Copy out all lines carrying the word "with".

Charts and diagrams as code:

============================================================

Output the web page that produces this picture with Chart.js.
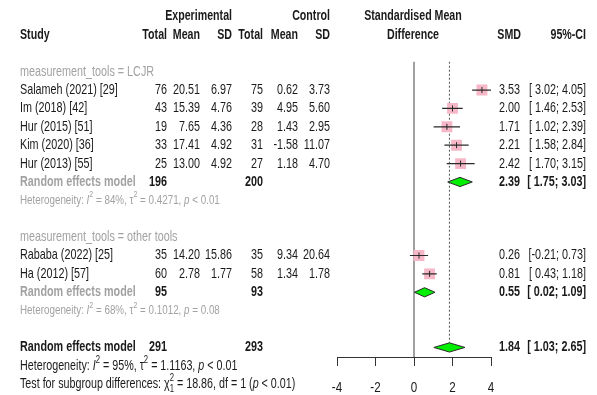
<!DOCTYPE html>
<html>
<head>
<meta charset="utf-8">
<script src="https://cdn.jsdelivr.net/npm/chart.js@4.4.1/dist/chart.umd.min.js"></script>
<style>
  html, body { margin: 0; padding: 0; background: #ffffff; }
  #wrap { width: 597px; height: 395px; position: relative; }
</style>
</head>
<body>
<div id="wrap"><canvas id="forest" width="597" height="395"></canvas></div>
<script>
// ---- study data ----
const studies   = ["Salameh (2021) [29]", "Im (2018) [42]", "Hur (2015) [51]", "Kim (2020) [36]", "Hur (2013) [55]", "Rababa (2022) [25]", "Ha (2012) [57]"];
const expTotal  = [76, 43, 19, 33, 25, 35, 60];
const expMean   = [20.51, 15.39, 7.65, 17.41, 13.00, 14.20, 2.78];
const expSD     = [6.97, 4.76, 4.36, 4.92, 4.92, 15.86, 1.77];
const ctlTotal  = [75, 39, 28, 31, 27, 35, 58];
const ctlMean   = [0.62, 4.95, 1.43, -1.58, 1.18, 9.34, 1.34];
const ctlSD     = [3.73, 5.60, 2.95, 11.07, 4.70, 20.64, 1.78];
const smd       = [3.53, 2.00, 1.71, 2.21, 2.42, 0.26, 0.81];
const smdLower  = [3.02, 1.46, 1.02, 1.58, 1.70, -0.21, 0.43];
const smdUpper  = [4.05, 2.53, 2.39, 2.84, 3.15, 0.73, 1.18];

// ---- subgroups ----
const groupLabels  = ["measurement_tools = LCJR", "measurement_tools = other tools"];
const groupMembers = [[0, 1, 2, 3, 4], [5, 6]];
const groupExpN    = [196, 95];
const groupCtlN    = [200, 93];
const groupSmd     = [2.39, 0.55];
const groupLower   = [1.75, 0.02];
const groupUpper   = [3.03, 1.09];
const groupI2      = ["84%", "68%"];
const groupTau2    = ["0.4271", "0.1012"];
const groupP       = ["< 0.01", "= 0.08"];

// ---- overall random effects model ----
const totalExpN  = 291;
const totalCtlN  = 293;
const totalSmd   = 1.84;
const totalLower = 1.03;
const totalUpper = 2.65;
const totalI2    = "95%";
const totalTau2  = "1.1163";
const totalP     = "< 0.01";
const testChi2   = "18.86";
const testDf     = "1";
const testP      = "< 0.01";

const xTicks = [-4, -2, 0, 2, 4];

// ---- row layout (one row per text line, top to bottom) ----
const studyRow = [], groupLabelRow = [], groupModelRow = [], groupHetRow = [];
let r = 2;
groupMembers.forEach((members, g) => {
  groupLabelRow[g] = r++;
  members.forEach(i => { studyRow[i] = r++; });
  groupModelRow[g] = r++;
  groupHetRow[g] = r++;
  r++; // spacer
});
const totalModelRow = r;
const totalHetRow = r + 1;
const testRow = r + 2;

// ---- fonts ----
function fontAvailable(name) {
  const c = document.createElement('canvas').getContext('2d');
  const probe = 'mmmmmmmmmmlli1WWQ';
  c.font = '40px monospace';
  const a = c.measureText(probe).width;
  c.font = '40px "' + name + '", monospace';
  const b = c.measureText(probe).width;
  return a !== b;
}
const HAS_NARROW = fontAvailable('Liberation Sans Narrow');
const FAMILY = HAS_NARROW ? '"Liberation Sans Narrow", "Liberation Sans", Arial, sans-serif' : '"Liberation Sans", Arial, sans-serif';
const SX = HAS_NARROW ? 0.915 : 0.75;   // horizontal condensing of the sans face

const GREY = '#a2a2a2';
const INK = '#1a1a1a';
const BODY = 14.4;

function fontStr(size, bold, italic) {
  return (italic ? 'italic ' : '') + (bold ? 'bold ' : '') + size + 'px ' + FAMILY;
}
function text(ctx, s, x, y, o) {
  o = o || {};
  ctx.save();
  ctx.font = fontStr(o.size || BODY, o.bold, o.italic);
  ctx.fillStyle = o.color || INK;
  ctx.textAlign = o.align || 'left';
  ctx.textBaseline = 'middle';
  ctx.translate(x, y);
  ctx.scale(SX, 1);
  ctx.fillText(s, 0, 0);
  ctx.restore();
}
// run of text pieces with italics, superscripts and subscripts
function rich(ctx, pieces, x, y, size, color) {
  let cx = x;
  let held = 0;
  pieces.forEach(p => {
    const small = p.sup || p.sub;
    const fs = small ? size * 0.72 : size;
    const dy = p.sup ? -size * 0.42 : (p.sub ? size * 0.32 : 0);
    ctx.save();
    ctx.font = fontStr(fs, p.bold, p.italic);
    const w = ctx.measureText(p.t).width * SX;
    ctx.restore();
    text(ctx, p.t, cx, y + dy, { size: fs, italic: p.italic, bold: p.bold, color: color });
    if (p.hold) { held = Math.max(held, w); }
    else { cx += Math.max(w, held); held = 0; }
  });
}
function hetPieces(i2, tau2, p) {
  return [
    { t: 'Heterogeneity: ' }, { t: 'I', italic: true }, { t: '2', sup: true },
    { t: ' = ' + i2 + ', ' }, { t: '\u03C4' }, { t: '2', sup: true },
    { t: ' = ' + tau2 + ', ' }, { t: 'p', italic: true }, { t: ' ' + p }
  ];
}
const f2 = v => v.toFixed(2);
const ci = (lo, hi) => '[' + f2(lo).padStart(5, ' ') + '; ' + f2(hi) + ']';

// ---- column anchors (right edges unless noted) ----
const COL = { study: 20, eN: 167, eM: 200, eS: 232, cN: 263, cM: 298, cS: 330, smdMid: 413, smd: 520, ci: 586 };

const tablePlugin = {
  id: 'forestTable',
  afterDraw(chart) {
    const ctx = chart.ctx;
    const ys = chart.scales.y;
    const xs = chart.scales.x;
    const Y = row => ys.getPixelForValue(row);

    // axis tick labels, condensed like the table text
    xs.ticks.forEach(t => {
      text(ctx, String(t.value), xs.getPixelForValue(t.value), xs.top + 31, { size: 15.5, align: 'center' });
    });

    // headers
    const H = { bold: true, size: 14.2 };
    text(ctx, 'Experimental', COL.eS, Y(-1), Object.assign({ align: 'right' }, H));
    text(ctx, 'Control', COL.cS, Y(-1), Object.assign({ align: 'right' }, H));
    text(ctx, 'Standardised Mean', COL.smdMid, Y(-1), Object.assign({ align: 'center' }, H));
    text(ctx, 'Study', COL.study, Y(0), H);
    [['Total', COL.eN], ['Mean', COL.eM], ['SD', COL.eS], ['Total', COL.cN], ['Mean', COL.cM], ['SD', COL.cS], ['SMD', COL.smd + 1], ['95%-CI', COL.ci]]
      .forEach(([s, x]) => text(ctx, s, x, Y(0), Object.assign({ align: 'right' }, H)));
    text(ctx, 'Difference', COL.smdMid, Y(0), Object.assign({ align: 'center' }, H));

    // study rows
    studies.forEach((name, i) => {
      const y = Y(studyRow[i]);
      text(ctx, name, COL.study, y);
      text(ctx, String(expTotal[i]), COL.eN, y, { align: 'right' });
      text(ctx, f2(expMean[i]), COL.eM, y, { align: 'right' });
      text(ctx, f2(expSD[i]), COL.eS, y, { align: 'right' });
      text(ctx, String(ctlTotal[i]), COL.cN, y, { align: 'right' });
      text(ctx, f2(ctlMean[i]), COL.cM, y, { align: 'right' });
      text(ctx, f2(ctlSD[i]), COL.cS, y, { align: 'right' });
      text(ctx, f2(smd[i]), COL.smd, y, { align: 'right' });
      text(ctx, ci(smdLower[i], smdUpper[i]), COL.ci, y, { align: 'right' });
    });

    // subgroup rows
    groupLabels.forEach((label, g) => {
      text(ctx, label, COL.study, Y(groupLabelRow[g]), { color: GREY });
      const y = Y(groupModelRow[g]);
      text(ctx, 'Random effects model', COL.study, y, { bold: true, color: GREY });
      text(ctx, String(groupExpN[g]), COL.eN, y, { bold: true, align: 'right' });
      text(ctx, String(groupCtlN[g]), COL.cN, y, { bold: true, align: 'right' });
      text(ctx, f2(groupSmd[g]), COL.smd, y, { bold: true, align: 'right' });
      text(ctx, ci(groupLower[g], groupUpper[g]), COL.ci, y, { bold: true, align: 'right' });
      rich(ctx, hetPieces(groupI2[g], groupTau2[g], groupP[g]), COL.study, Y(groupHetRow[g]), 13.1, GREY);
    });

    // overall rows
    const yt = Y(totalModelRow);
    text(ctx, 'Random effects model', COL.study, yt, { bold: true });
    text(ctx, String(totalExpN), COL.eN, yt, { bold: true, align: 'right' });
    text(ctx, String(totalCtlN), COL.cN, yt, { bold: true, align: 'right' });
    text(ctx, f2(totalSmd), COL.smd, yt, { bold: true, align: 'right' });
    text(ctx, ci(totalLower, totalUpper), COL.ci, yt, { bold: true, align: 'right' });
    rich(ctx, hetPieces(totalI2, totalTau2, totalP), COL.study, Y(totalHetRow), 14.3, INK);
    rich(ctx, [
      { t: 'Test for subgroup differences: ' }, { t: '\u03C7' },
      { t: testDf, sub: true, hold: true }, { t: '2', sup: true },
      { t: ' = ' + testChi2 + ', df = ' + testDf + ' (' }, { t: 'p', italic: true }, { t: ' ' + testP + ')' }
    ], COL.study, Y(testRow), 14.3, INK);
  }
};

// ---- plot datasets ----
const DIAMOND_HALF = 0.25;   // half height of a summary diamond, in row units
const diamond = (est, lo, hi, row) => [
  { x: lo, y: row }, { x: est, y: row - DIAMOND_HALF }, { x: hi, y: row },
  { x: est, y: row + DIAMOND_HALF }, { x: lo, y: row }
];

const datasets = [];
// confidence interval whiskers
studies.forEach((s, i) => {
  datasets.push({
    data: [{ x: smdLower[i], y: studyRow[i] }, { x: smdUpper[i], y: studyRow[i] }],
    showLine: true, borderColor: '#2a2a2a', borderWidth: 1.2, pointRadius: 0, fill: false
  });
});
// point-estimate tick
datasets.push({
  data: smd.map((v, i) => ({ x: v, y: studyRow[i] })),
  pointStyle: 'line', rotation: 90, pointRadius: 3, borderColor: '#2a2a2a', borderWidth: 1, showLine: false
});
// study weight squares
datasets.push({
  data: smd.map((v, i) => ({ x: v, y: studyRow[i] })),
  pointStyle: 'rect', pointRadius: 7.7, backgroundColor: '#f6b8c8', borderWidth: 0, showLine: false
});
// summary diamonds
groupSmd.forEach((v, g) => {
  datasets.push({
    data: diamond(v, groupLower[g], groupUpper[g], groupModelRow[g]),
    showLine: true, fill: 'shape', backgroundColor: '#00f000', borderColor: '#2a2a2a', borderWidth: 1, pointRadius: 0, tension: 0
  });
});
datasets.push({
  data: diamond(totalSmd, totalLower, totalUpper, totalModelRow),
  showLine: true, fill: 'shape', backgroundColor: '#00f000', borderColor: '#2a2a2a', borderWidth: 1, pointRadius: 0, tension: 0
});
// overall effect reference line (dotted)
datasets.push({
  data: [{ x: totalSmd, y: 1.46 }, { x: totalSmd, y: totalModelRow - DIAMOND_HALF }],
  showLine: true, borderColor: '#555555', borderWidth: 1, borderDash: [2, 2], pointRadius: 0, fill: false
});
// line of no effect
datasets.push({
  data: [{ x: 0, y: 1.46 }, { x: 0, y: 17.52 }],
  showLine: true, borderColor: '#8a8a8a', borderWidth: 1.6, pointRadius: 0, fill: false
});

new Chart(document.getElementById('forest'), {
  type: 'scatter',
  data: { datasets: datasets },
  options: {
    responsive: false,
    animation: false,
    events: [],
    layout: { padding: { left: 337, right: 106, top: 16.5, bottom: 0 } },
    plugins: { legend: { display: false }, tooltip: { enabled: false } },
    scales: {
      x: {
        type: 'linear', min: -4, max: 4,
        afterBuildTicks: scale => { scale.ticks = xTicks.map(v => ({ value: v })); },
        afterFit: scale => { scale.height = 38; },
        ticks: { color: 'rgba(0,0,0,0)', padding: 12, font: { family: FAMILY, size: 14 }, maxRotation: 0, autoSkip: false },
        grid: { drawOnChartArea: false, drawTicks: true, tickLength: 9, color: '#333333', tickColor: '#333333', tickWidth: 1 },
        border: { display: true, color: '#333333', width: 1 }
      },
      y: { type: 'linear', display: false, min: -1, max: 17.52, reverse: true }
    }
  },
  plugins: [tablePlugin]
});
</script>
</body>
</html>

============================================================

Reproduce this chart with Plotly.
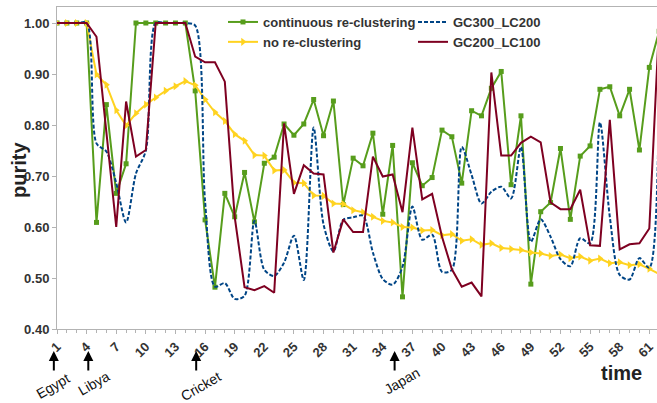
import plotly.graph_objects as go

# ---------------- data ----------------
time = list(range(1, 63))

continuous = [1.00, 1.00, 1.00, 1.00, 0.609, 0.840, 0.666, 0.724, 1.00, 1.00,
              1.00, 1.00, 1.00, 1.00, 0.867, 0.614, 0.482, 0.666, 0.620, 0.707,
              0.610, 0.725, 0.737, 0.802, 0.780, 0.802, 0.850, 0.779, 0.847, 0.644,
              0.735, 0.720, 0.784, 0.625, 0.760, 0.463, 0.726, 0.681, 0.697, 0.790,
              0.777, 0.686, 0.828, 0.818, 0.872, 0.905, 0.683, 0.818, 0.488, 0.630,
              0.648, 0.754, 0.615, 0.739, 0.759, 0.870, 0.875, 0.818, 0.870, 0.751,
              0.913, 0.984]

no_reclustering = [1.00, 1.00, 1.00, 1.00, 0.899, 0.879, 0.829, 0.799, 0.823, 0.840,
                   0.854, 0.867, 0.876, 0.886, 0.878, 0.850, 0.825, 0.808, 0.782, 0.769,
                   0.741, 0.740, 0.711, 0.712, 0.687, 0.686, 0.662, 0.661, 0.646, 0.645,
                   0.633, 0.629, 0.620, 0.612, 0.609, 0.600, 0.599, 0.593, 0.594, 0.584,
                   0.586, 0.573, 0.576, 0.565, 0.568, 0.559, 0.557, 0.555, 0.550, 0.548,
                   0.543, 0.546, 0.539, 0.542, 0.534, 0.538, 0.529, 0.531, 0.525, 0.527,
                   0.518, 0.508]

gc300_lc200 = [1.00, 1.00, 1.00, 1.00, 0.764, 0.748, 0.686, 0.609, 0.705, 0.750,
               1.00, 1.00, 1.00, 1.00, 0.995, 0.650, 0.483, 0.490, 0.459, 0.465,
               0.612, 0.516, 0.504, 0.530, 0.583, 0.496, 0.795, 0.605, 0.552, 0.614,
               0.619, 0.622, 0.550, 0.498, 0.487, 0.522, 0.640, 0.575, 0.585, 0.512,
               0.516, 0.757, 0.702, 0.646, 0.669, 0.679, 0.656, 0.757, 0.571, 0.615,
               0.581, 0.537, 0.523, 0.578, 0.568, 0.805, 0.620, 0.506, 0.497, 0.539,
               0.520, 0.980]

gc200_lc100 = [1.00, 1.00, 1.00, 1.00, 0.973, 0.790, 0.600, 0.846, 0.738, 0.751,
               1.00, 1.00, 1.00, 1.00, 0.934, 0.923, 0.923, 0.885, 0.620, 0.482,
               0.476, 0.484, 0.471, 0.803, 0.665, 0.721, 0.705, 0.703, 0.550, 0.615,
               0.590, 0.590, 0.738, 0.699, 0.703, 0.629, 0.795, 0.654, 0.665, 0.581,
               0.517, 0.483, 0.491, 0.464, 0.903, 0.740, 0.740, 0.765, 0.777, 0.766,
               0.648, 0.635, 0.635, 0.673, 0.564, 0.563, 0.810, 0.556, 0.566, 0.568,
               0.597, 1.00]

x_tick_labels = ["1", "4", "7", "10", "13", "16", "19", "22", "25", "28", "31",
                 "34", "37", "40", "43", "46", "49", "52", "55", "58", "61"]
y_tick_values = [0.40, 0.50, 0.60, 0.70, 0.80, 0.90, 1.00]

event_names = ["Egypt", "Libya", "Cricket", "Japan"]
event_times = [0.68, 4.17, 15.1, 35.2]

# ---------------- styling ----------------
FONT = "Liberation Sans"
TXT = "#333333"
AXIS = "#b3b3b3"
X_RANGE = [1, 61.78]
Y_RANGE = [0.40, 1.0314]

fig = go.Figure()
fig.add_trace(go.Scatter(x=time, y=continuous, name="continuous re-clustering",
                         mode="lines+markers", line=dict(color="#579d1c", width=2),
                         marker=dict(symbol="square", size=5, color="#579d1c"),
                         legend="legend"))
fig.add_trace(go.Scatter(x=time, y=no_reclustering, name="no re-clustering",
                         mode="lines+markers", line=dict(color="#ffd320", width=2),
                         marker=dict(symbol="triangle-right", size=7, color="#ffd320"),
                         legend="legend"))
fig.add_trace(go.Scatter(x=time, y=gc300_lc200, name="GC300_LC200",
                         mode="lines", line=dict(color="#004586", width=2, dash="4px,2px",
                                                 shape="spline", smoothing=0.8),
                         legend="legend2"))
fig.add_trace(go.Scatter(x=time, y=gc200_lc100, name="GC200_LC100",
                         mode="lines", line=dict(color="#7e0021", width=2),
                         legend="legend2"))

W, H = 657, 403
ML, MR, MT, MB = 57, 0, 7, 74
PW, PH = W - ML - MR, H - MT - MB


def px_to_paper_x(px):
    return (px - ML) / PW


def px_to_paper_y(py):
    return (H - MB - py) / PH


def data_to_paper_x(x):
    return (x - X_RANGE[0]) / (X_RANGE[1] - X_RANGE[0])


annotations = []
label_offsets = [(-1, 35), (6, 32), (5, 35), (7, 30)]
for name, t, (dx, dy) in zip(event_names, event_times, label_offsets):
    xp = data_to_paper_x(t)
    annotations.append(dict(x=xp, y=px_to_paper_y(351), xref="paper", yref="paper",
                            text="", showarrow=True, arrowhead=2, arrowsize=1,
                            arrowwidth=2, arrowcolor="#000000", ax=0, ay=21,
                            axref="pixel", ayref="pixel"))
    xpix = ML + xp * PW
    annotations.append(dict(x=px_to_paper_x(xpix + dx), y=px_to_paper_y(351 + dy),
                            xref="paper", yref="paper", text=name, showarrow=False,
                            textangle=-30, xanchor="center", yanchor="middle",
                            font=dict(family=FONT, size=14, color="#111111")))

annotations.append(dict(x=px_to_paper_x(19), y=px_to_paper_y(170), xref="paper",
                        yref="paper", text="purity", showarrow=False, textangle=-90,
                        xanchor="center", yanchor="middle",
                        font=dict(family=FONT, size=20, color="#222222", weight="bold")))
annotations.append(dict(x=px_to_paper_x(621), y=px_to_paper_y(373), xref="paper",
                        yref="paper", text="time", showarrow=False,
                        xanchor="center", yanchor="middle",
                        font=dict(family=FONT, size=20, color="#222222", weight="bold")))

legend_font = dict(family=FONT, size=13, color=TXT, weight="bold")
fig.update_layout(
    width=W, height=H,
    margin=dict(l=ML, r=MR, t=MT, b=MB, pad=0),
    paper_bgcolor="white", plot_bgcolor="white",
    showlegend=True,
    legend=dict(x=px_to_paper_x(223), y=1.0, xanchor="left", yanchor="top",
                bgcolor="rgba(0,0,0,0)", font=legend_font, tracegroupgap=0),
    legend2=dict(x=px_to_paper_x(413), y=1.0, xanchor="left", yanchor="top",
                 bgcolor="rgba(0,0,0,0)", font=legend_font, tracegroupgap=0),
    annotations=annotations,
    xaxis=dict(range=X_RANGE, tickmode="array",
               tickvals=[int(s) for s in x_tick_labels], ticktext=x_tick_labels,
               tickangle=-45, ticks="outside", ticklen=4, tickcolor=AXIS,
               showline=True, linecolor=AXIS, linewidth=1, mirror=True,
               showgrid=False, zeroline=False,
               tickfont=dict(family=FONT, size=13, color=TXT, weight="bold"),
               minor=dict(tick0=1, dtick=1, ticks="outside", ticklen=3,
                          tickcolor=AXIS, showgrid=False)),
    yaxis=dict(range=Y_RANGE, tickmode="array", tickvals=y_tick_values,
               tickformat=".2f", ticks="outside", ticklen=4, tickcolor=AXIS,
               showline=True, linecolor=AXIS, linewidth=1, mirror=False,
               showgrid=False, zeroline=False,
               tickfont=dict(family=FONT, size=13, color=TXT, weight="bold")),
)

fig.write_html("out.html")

============================================================

## [Finished answer]
Output the web page that produces this picture with Chart.js.
// run of text pieces with italics, superscripts and subscripts
Reproduce this chart with Plotly.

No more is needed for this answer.